Some of these ecosystem services are more obvious to humans and financial benefits more easily valued than others. For example, ecotourism has grown out of the recognition that humans will pay to see rare and endangered species, watch birds, hike unspoiled areas, or raft down undammed rivers. Less obviously, the recent die off of honeybees has resulted in farmers having to rent bees during critical pollination times so that crop yields are maintained. It is estimated that the value of pollination services in the US alone is $4,000,000,000-6,000,000,000 (billion) per year. But how do we put a dollar value on the role that soils play in absorbing water and improving water quality or that plant root systems play in anchoring land and preventing soil erosion?

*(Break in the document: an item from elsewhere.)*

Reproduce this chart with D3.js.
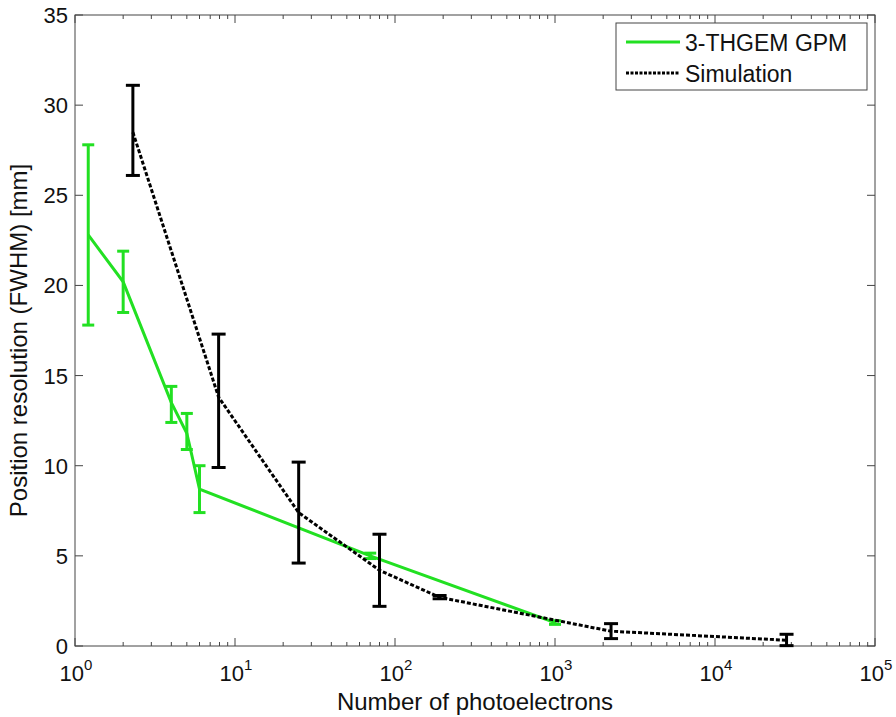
<!DOCTYPE html>
<html>
<head>
<meta charset="utf-8">
<script src="https://cdn.jsdelivr.net/npm/d3@7"></script>
<style>
  body { margin: 0; background: #fff; }
  text { font-family: "Liberation Sans", Arial, sans-serif; }
</style>
</head>
<body>
<div id="chart"></div>
<script>
// measured data
var gpmN   = [1.21, 2.0, 4.0, 5.0, 6.0, 70, 1000];
var gpmRes = [22.8, 20.2, 13.5, 11.8, 8.7, 5.0, 1.3];
var gpmLo  = [17.8, 18.5, 12.4, 10.9, 7.4, 4.85, 1.2];
var gpmHi  = [27.8, 21.9, 14.4, 12.9, 10.0, 5.15, 1.4];

// simulation
var simN   = [2.3, 7.9, 25, 80, 190, 2240, 28000];
var simRes = [28.5, 13.8, 7.4, 4.2, 2.7, 0.82, 0.32];
var simLo  = [26.1, 9.9, 4.6, 2.2, 2.62, 0.41, 0.02];
var simHi  = [31.1, 17.3, 10.2, 6.2, 2.8, 1.24, 0.65];

var yTicks = [0, 5, 10, 15, 20, 25, 30, 35];
var xDecades = [0, 1, 2, 3, 4, 5];

var margin = {top: 15, right: 21, bottom: 71, left: 75},
    width = 896 - margin.left - margin.right,
    height = 717 - margin.top - margin.bottom;

var svg = d3.select("#chart")
  .append("svg")
    .attr("width", 896)
    .attr("height", 717)
  .append("g")
    .attr("transform", "translate(" + margin.left + "," + margin.top + ")");

var x = d3.scaleLog().domain([1, 1e5]).range([0, width]);
var y = d3.scaleLinear().domain([0, 35]).range([height, 0]);

var axisColor = "#444";

// minor + major x ticks, bottom and top, pointing inward
var minorX = [];
for (var d = 0; d < 5; d++) {
  for (var m = 2; m <= 9; m++) minorX.push(m * Math.pow(10, d));
}
var majorX = xDecades.map(function(e) { return Math.pow(10, e); });

[[minorX, 4], [majorX, 8]].forEach(function(set) {
  svg.selectAll(null).data(set[0]).enter().append("line")
    .attr("x1", function(v) { return x(v); }).attr("x2", function(v) { return x(v); })
    .attr("y1", height).attr("y2", height - set[1])
    .attr("stroke", axisColor).attr("stroke-width", 1);
  svg.selectAll(null).data(set[0]).enter().append("line")
    .attr("x1", function(v) { return x(v); }).attr("x2", function(v) { return x(v); })
    .attr("y1", 0).attr("y2", set[1])
    .attr("stroke", axisColor).attr("stroke-width", 1);
});

// y ticks left and right
svg.selectAll(null).data(yTicks).enter().append("line")
  .attr("x1", 0).attr("x2", 8)
  .attr("y1", function(v) { return y(v); }).attr("y2", function(v) { return y(v); })
  .attr("stroke", axisColor);
svg.selectAll(null).data(yTicks).enter().append("line")
  .attr("x1", width).attr("x2", width - 8)
  .attr("y1", function(v) { return y(v); }).attr("y2", function(v) { return y(v); })
  .attr("stroke", axisColor);

// frame
svg.append("rect")
  .attr("width", width).attr("height", height)
  .attr("fill", "none").attr("stroke", axisColor).attr("stroke-width", 1);

// y tick labels
svg.selectAll(null).data(yTicks).enter().append("text")
  .attr("x", -7).attr("y", function(v) { return y(v) + 8; })
  .attr("text-anchor", "end").attr("font-size", 22).attr("fill", "#111")
  .text(function(v) { return v; });

// x tick labels 10^n
var xl = svg.selectAll(null).data(xDecades).enter().append("text")
  .attr("x", function(e) { return x(Math.pow(10, e)) + 1; })
  .attr("y", height + 35)
  .attr("text-anchor", "middle").attr("font-size", 22).attr("fill", "#111");
xl.append("tspan").text("10");
xl.append("tspan").attr("dy", -11).attr("font-size", 15).text(function(e) { return e; });

// axis titles
svg.append("text")
  .attr("x", width / 2).attr("y", height + 64)
  .attr("text-anchor", "middle").attr("font-size", 24).attr("fill", "#111")
  .text("Number of photoelectrons");
svg.append("text")
  .attr("transform", "translate(-48," + (height / 2 + 10) + ") rotate(-90)")
  .attr("text-anchor", "middle").attr("font-size", 24).attr("fill", "#111")
  .text("Position resolution (FWHM) [mm]");

var green = "#22e022";

function drawSeries(n, r, lo, hi, color, dash, cap) {
  var pts = n.map(function(v, i) { return [v, r[i], lo[i], hi[i]]; });
  var line = d3.line()
    .x(function(p) { return x(p[0]); })
    .y(function(p) { return y(p[1]); });
  svg.append("path")
    .datum(pts)
    .attr("d", line)
    .attr("fill", "none")
    .attr("stroke", color)
    .attr("stroke-width", 3)
    .attr("stroke-dasharray", dash);
  var eb = svg.selectAll(null).data(pts).enter().append("g")
    .attr("stroke", color).attr("stroke-width", 3);
  eb.append("line")
    .attr("x1", function(p) { return x(p[0]); }).attr("x2", function(p) { return x(p[0]); })
    .attr("y1", function(p) { return y(p[2]); }).attr("y2", function(p) { return y(p[3]); });
  eb.append("line")
    .attr("x1", function(p) { return x(p[0]) - cap; }).attr("x2", function(p) { return x(p[0]) + cap; })
    .attr("y1", function(p) { return y(p[2]); }).attr("y2", function(p) { return y(p[2]); });
  eb.append("line")
    .attr("x1", function(p) { return x(p[0]) - cap; }).attr("x2", function(p) { return x(p[0]) + cap; })
    .attr("y1", function(p) { return y(p[3]); }).attr("y2", function(p) { return y(p[3]); });
}

drawSeries(gpmN, gpmRes, gpmLo, gpmHi, green, null, 6);
drawSeries(simN, simRes, simLo, simHi, "#000", "4,2", 7);

// legend
var lg = svg.append("g").attr("transform", "translate(" + (616 - margin.left) + "," + (23 - margin.top) + ")");
lg.append("rect").attr("width", 251).attr("height", 67)
  .attr("fill", "#fff").attr("stroke", axisColor).attr("stroke-width", 1);
lg.append("line").attr("x1", 10).attr("x2", 64).attr("y1", 19).attr("y2", 19)
  .attr("stroke", green).attr("stroke-width", 3);
lg.append("text").attr("x", 69).attr("y", 28).attr("font-size", 23).attr("fill", "#111").text("3-THGEM GPM");
lg.append("line").attr("x1", 10).attr("x2", 64).attr("y1", 50).attr("y2", 50)
  .attr("stroke", "#000").attr("stroke-width", 3).attr("stroke-dasharray", "3,1.5");
lg.append("text").attr("x", 69).attr("y", 59).attr("font-size", 23).attr("fill", "#111").text("Simulation");
</script>
</body>
</html>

Without this dollar value, ecosystem services are not explicitly considered in cost - benefit analyses, an important component of many development, construction and restoration projects. Recognizing this, ecologists and economists have been collaborating to develop science-based dollar figures for ecosystem services that are more difficult to value. For example, the city of Breaux Bridge, Louisiana chose to use a local wetland to have nature carry out final (tertiary) treatment of their sewage runoff before discharge to local waters. The reported cost savings of this ecosystem services based approach, rather than a conventional approach (adding an additional treatment phase to their waste processing facility), was $2.6 million over a 20-year period.
Through their research, ACER scientists are contributing to the science underlying the valuation of ecosystem services provided by several types of coastal habitats in the Gulf. By identifying and measuring the suite of services performed by salt marshes, oyster reefs, seagrass beds and other nearshore habitats, it will be possible for resource managers to financially quantify their loss and evaluate plans for their restoration.